→ **What to do**
Return exactly the lines that run from the beginning through the line containing "27, bottom: 477", both included, and no others.

————————

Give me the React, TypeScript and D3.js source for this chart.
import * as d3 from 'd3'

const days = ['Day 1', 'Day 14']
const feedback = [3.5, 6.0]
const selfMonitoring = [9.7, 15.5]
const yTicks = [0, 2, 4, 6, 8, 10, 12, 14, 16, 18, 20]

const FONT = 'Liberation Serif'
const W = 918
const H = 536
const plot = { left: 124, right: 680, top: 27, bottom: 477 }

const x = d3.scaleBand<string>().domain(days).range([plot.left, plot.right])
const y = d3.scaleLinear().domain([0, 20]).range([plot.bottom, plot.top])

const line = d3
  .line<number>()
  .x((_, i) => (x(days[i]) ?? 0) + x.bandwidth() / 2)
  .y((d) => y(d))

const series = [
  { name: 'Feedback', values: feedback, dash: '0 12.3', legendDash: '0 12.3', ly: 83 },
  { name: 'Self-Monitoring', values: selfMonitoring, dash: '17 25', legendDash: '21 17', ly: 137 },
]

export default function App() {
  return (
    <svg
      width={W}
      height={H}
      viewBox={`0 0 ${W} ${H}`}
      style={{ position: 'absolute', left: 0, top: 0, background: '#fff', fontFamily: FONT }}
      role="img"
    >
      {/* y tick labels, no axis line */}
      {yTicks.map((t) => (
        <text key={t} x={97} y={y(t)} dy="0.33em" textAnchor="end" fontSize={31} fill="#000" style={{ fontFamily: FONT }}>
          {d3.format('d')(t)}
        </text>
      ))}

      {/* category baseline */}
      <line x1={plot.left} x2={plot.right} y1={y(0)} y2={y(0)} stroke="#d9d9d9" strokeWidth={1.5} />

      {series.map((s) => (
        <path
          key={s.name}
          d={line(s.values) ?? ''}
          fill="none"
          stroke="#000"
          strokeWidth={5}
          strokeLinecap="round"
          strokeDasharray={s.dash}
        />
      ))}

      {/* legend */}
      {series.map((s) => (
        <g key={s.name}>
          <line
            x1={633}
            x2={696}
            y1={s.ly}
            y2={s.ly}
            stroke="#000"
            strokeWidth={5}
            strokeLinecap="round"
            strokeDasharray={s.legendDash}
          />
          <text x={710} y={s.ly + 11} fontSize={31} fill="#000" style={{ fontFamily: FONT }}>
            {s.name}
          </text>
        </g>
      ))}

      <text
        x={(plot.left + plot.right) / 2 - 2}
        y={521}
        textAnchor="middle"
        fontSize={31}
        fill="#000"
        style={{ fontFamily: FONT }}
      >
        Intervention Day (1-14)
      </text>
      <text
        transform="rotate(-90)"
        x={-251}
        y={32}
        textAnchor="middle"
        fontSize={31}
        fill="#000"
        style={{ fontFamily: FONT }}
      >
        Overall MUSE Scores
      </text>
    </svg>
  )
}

————————

→ **Task answer**
Give me the React, TypeScript and D3.js source for this chart.
import * as d3 from 'd3'

const days = ['Day 1', 'Day 14']
const feedback = [3.5, 6.0]
const selfMonitoring = [9.7, 15.5]
const yTicks = [0, 2, 4, 6, 8, 10, 12, 14, 16, 18, 20]

const FONT = 'Liberation Serif'
const W = 918
const H = 536
const plot = { left: 124, right: 680, top: 27, bottom: 477 }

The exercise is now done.